What plans have you got for 2019? Quite a few people have asked me this. We like to give shape to our lives, don't we? We like to have things to look forward to, especially when there are things we dread. I refuse to use the B word in this blog. The world is a mighty big place and the current fiasco will continue with or without our consent.
Let's talk about snow! What fun that was - for some of us, anyway. Bodmin Moor would't have been my chosen route knowing all that weather was rolling in. Sorry if I sound smug. But really, the only thing I'd get in a car for in that situation would be to do a funeral - and yes, I have on at least one occasion done that. Otherwise, this is where you'll find me. Skiving off, because we only have one life and it's important to live it well if you can.
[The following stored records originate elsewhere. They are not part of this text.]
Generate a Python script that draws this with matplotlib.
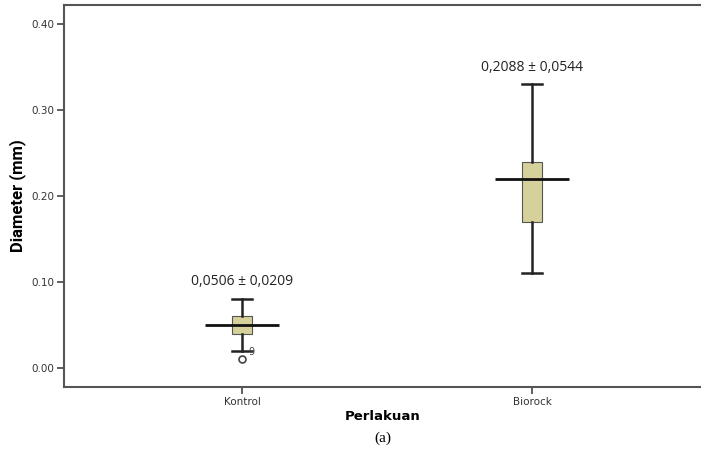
import matplotlib
matplotlib.use("Agg")
import matplotlib.pyplot as plt

# data
groups = ["Kontrol", "Biorock"]
q1 = [0.04, 0.17]
median = [0.05, 0.22]
q3 = [0.06, 0.24]
whislo = [0.02, 0.11]
whishi = [0.08, 0.33]
outliers = [[0.01], []]
outlier_ids = [["9"], []]
labels = ["0,0506 \u00b1 0,0209", "0,2088 \u00b1 0,0544"]
yticks = [0.00, 0.10, 0.20, 0.30, 0.40]

pos = [1, 2]
stats = []
for i in range(len(groups)):
    stats.append(dict(med=median[i], q1=q1[i], q3=q3[i],
                      whislo=whislo[i], whishi=whishi[i], fliers=outliers[i]))

fig = plt.figure(figsize=(7.01, 4.55), dpi=100)
ax = fig.add_axes([64/701, 1-387/455, 1-64/701, 382/455])

ax.bxp(stats, positions=pos, widths=0.066, patch_artist=True,
       showfliers=False,
       boxprops=dict(facecolor="#d6d19a", edgecolor="#555555", linewidth=0.8),
       whiskerprops=dict(color="#222222", linewidth=1.8),
       capprops=dict(color="#222222", linewidth=1.8),
       capwidths=0.066,
       medianprops=dict(linewidth=0))
# long median bars
ax.hlines(median, [p - 0.127 for p in pos], [p + 0.127 for p in pos],
          color="#111111", linewidth=2.0, zorder=4)

for i, p in enumerate(pos):
    for v, lab in zip(outliers[i], outlier_ids[i]):
        ax.plot(p, v, marker="o", ms=5, mfc="white", mec="#444444", mew=1.2,
                linestyle="none")
        ax.text(p + 0.033, v + 0.009, lab, fontsize=7, color="#444444",
                ha="center", va="center")
    ax.text(p, whishi[i] + 0.02, labels[i], ha="center", va="center",
            fontsize=10, family="Open Sans", color="#222222")

ax.set_xlim(0.386, 2.583)
ax.set_ylim(-0.0221, 0.4221)
ax.set_yticks(yticks)
ax.set_yticklabels(["%.2f" % t for t in yticks])
ax.set_xticks(pos)
ax.set_xticklabels(groups)
for lab in ax.get_xticklabels() + ax.get_yticklabels():
    lab.set_family("DejaVu Sans")
    lab.set_fontsize(7.5)
    lab.set_color("#333333")
ax.tick_params(axis="both", direction="out", length=5, width=1.2,
               color="#444444", pad=2)

ax.spines["right"].set_visible(False)
for s in ["left", "top", "bottom"]:
    ax.spines[s].set_color("#555555")
    ax.spines[s].set_linewidth(1.5)

ax.set_ylabel("Diameter (mm)", fontsize=12, fontweight="bold",
              family="Roboto", labelpad=4)
ax.set_xlabel("Perlakuan", fontsize=9.5, fontweight="bold",
              family="DejaVu Sans", labelpad=2)
fig.text(383/701, 1-438/455, "(a)", ha="center", va="center",
         fontsize=11, family="Liberation Serif")

fig.savefig("out.png", dpi=100)
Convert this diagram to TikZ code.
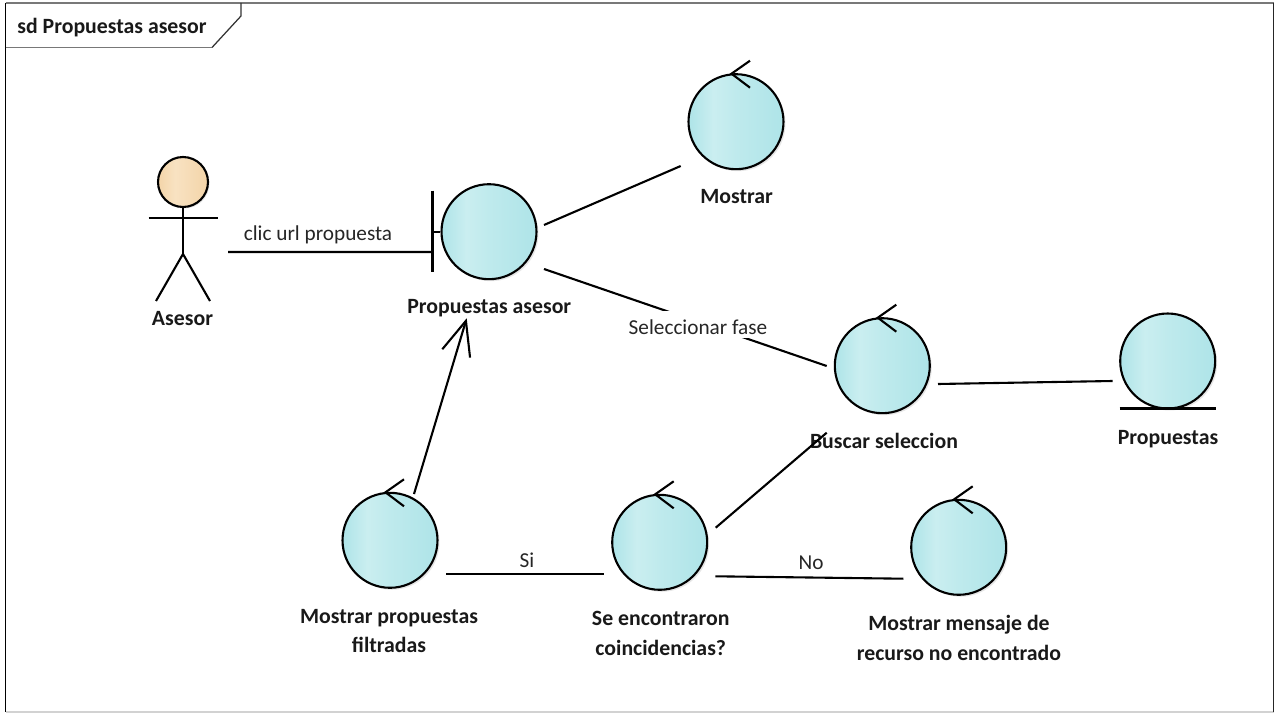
\documentclass[tikz,border=0pt]{standalone}
\usepackage{fontspec}
\setmainfont{Carlito}
\usetikzlibrary{
  shadows,
  arrows.meta,
  calc
}
\definecolor{robustedge}{RGB}{174,228,232}
\definecolor{robustlight}{RGB}{202,238,240}
\definecolor{actoredge}{RGB}{243,212,168}
\definecolor{actorlight}{RGB}{248,226,194}
\definecolor{framegray}{RGB}{120,120,120}
\definecolor{framelight}{RGB}{210,210,210}
\pgfdeclarehorizontalshading{robustfill}{100bp}{
  color(0bp)=(robustedge); color(25bp)=(robustedge); color(38bp)=(robustlight);
  color(50bp)=(robustlight!60!robustedge); color(75bp)=(robustedge); color(100bp)=(robustedge)}
\pgfdeclarehorizontalshading{actorfill}{100bp}{
  color(0bp)=(actoredge); color(25bp)=(actoredge); color(42bp)=(actorlight);
  color(75bp)=(actoredge); color(100bp)=(actoredge)}
\begin{document}
\begin{tikzpicture}[
      x=0.02cm,
      y=-0.02cm,
      pen/.style={line width=0.042cm,black},
      robust/.style={
        circle,
        draw=black,
        line width=0.042cm,
        shading=robustfill,
        minimum size=1.9cm,
        inner sep=0pt,
        drop shadow={opacity=0.2,shadow xshift=0.04cm,shadow yshift=-0.04cm}
      },
      head/.style={
        circle,
        draw=black,
        line width=0.042cm,
        shading=actorfill,
        minimum size=1cm,
        inner sep=0pt,
        drop shadow={opacity=0.2,shadow xshift=0.03cm,shadow yshift=-0.03cm}
      },
      objname/.style={
        font=\fontsize{12.4}{16.7}\selectfont\bfseries,
        align=center,
        text=black!90,
        inner sep=0pt
      },
      linklabel/.style={
        font=\fontsize{12.1}{14}\selectfont,
        text=black!85,
        inner sep=0pt
      }
    ]
    \useasboundingbox (0,0) rectangle (1279,713);

    % Frame
    \coordinate (frameNW) at (5.5,3);
    \coordinate (frameNE) at (1273.5,3);
    \coordinate (frameSW) at (5.5,712);
    \coordinate (frameSE) at (1273.5,712);
    \draw[framegray,line width=0.03cm] (frameNW) -- (frameNE);
    \draw[framelight,line width=0.03cm] (frameSW) -- (frameSE);
    \draw[black,line width=0.03cm] (frameNW) -- (frameSW);
    \draw[black!85,line width=0.03cm] (frameNE) -- (frameSE);
    \draw[framegray,line width=0.025cm] (5.5,47.5) -- (212,47.5);
    \draw[black!80,line width=0.025cm] (212,47.5) -- (241,16) -- (241,3);
    \node[objname] (frametitle) at (112,28) {sd Propuestas asesor};

    % Actor
    \node[head] (asesor) at (183,182) {};
    \draw[pen] (asesor.south) -- ($(asesor.center)+(0,72)$) coordinate (hip);
    \draw[pen] ($(asesor.center)+(-34.5,36)$) -- ($(asesor.center)+(34.5,36)$);
    \draw[pen] ($(hip)+(-27,47)$) -- (hip) -- ($(hip)+(27,47)$);
    \node[objname] (asesorname) at (182.5,319) {Asesor};

    % Boundary
    \node[robust] (propasesor) at (489,231.7) {};
    \draw[pen] ($(propasesor.center)+(-56.5,-41)$) -- ($(propasesor.center)+(-56.5,40.5)$);
    \draw[pen] ($(propasesor.center)+(-56.5,0)$) -- (propasesor.west);
    \node[objname] (propasesorname) at (489.3,308) {Propuestas asesor};

    % Controls
    \node[robust] (mostrar) at (736,121.7) {};
    \draw[pen] ($(mostrar.center)+(14,-61)$) -- ($(mostrar.center)+(-4.5,-48)$) -- ($(mostrar.center)+(14,-34)$);
    \node[objname] (mostrarname) at (736.7,197) {Mostrar};

    \node[robust] (buscar) at (882.3,365.7) {};
    \draw[pen] ($(buscar.center)+(14,-61)$) -- ($(buscar.center)+(-4.5,-48)$) -- ($(buscar.center)+(14,-34)$);
    \node[objname] (buscarname) at (884,441) {Buscar seleccion};

    \node[robust] (filtradas) at (390,540.3) {};
    \draw[pen] ($(filtradas.center)+(14,-61)$) -- ($(filtradas.center)+(-4.5,-48)$) -- ($(filtradas.center)+(14,-34)$);
    \node[objname] (filtradasname) at (389,631) {Mostrar propuestas\\filtradas};

    \node[robust] (coincide) at (659.7,542.3) {};
    \draw[pen] ($(coincide.center)+(14,-61)$) -- ($(coincide.center)+(-4.5,-48)$) -- ($(coincide.center)+(14,-34)$);
    \node[objname] (coincidename) at (660.7,633.5) {Se encontraron\\coincidencias?};

    \node[robust] (mensaje) at (958.7,547.3) {};
    \draw[pen] ($(mensaje.center)+(14,-61)$) -- ($(mensaje.center)+(-4.5,-48)$) -- ($(mensaje.center)+(14,-34)$);
    \node[objname] (mensajename) at (959,638) {Mostrar mensaje de\\recurso no encontrado};

    % Entity
    \node[robust] (propuestas) at (1167.7,361) {};
    \draw[pen] ($(propuestas.center)+(-48,47.5)$) -- ($(propuestas.center)+(48,47.5)$);
    \node[objname] (propuestasname) at (1168,439) {Propuestas};

    % Links
    \draw[pen] ($(asesor.center)+(45,70)$) -- ($(propasesor.center)+(-56.5,20.3)$);
    \node[linklabel] (clicurl) at (318,235) {clic url propuesta};

    \draw[pen] ($(propasesor.center)+(55,-6.7)$) -- ($(mostrar.center)+(-55.3,44.3)$);

    \draw[pen] ($(propasesor.center)+(55,37.3)$) -- ($(buscar.center)+(-55.6,0.3)$);
    \node[linklabel,fill=white,minimum height=0.54cm,minimum width=2.86cm] (selfase) at (698,324.5) {\raisebox{-0.21cm}[0.1cm][0.1cm]{Seleccionar fase}};

    \draw[pen] ($(buscar.center)+(55.7,18.3)$) -- ($(propuestas.center)+(-55,20)$);

    \draw[pen,-{Straight Barb[length=0.68cm,width=0.58cm]}] ($(filtradas.center)+(24,-46.3)$) -- ($(propasesor.center)+(-22.3,86.6)$);

    \draw[pen] ($(filtradas.center)+(56,33.7)$) -- ($(coincide.center)+(-55.7,31.7)$);
    \node[linklabel] (si) at (527,560) {Si};

    \draw[pen] ($(coincide.center)+(56,-14.6)$) -- ($(buscar.center)+(-55.6,67)$);

    \draw[pen] ($(coincide.center)+(55.6,34)$) -- ($(mensaje.center)+(-55.4,31.4)$);
    \node[linklabel] (no) at (811,563) {No};

    \end{tikzpicture}
\end{document}
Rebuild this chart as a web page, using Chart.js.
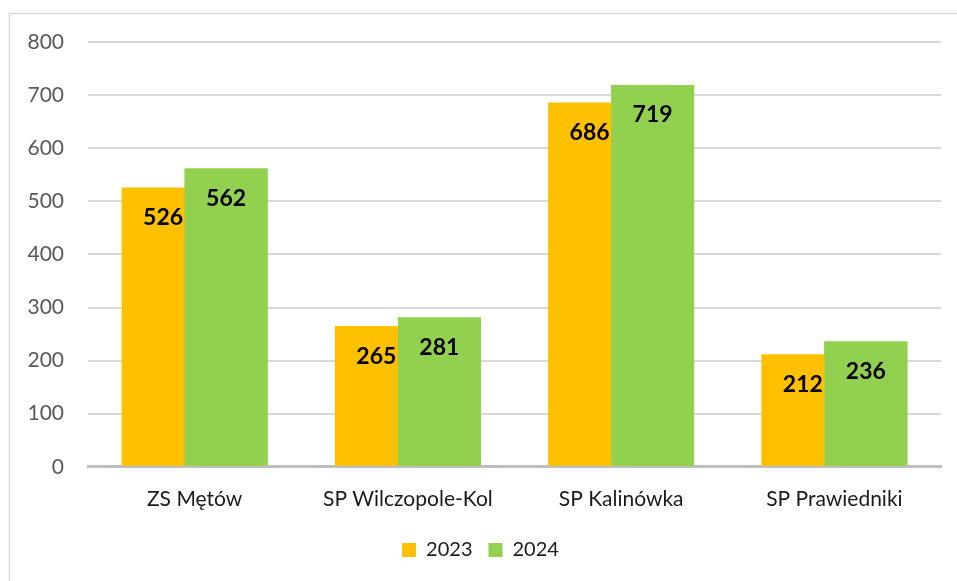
<!DOCTYPE html>
<html>
<head>
<meta charset="utf-8">
<script src="https://cdn.jsdelivr.net/npm/chart.js@4/dist/chart.umd.min.js"></script>
<style>
  html, body { margin: 0; padding: 0; background: #fff; }
  #wrap { width: 957px; height: 581px; position: relative; }
</style>
</head>
<body>
<div id="wrap"><canvas id="barChart" width="957" height="581"></canvas></div>
<script>
const schools = ['ZS Mętów', 'SP Wilczopole-Kol', 'SP Kalinówka', 'SP Prawiedniki'];
const values2023 = [526, 265, 686, 212];
const values2024 = [562, 281, 719, 236];
const yTicks = [0, 100, 200, 300, 400, 500, 600, 700, 800];

const FONT = 'Lato, "Open Sans", sans-serif';

// outer frame like the office chart area
const framePlugin = {
    id: 'frame',
    beforeDraw(chart) {
        const ctx = chart.ctx;
        ctx.save();
        ctx.strokeStyle = '#d9d9d9';
        ctx.lineWidth = 1.5;
        ctx.strokeRect(9.5, 13.5, 1200, 1000);
        ctx.restore();
    }
};

// green bars overlap the orange ones, then value labels go on top
const valueLabels = {
    id: 'valueLabels',
    afterDatasetsDraw(chart) {
        const ctx = chart.ctx;
        chart.getDatasetMeta(1).data.forEach(bar => bar.draw(ctx));
        ctx.save();
        ctx.font = 'bold 23px ' + FONT;
        ctx.fillStyle = '#000';
        ctx.textAlign = 'center';
        ctx.textBaseline = 'middle';
        chart.data.datasets.forEach((ds, i) => {
            chart.getDatasetMeta(i).data.forEach((bar, j) => {
                ctx.fillText(ds.data[j], bar.x, bar.y + 30);
            });
        });
        ctx.restore();
    }
};

const config = {
    type: 'bar',
    data: {
        labels: schools,
        datasets: [
            {
                label: '2023',
                data: values2023,
                backgroundColor: '#FFC000',
                categoryPercentage: 0.591,
                barPercentage: 1.317
            },
            {
                label: '2024',
                data: values2024,
                backgroundColor: '#92D050',
                categoryPercentage: 0.591,
                barPercentage: 1.317
            }
        ]
    },
    options: {
        responsive: false,
        animation: false,
        layout: {
            padding: { top: 42, left: 20, right: 16, bottom: 11 }
        },
        scales: {
            x: {
                grid: { display: false },
                border: { color: '#bfbfbf', width: 3 },
                ticks: {
                    color: '#1a1a1a',
                    font: { family: FONT, size: 21 },
                    padding: 12
                }
            },
            y: {
                min: 0,
                max: 800,
                afterBuildTicks(scale) {
                    scale.ticks = yTicks.map(v => ({ value: v }));
                },
                afterFit(scale) {
                    scale.width = 68;
                },
                border: { display: false },
                grid: { color: '#d9d9d9', lineWidth: 2, drawTicks: false },
                ticks: {
                    color: '#595959',
                    font: { family: FONT, size: 21 },
                    padding: 24
                }
            }
        },
        plugins: {
            legend: {
                position: 'bottom',
                labels: {
                    boxWidth: 14,
                    boxHeight: 14,
                    color: '#1a1a1a',
                    font: { family: FONT, size: 20 },
                    padding: 16
                }
            },
            tooltip: { enabled: false }
        }
    },
    plugins: [framePlugin, valueLabels]
};

new Chart(document.getElementById('barChart').getContext('2d'), config);
</script>
</body>
</html>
There's something marvellously focusing about snow. Its ability to transform everything that's familiar is remarkable. Everything sounds different for a start. There is an absence of smell, which sharpens your sense of it. You suddenly become aware of that morning's soap on your hands when you take your gloves off to blow your nose. A passing muntjac has left its scent on a hedge. There. And now it's gone. Colour shocks. Red berries. A dog's pink tongue. And then there's that stinging sensation when a blizzard whips up and snatches at your face. Lovely, that feeling of being alive and alert to the fact.
And still the daffodils that came up on Christmas Eve persist. And still the crocuses and the snowdrops pierce the green that follows the thaw. Spring is not far away. The birdsong has already changed. There are pairs of dunnocks, house sparrows, blue tits and even robins in the garden. I spend hours looking at birds through my binoculars this time of year.
Here's another B word that fills me with joy. Bonn. I am looking forward to a return visit in June. The relationship between Stanza II and Dada war alles gut goes from strength to strength. We are still sharing our work and still translating and workshopping our poems. We have a joint reading planned for June 10th at Anno Tubac, which boasts Bonn's oldest cabaret stage. More news to follow in subsequent blogs, so watch this space.
Wakefield is a City of Sanctuary. It is proud to host asylum seekers. I shall be reading at their poetry competition celebratory event some time soon and it will give me much pleasure. I am also heartened and excited by the Afghan Women's Orchestra Project in Oxford. They will be performing with the Orchestra of St. John's at the Sheldonian on Sunday 17th March. Click here for more information and to book a seat. And tell your friends. Better still, bring your friends.
Recently, I attended Refugees’ Experience of Grieving the Dead - a seminar organised by the Death, Dying and Bereavement Group, Open University and the Centre for Death and Society, University of Bath.
It's important to move away from Eurocentric perspectives now and then. I work with refugees on and off throughout the year, so this seminar was enormously useful. It was valuable on many levels, not least with regard to humanist ethics.
The talks examined our human (micro) responses to the (macro) machinery of global catastrophes like war, famine and political oppression. How do people living in refugee camps bury their dead? How can they honour/commemorate those who died in their homelands if they are displaced and can't return there? If a relative has been disappeared or has drowned in the Mediterranean, how can a person grieve? What, then, is the nature of that grief? We considered people who were locked into a frozen state of bereavement and how we might create rituals that offer some kind of solace or at least formal recognition. There were some extraordinary accounts of human endeavour and compassion - repatriation of bodies to Senegal, the task of identifying bodies that had been washed up or rescued, opening up personal family graves to accommodate strangers' loved ones who had died. There are many individuals doing hugely important work.
Bereavement is seldom considered by NGOs. Bereavement is never considered by politicians/populations wishing to keep refugees away from their borders. Big serious issues here - emotional, psychological, cultural, religious, ethical...I shall be signing up to attend more of these seminars and very likely their conference later this year.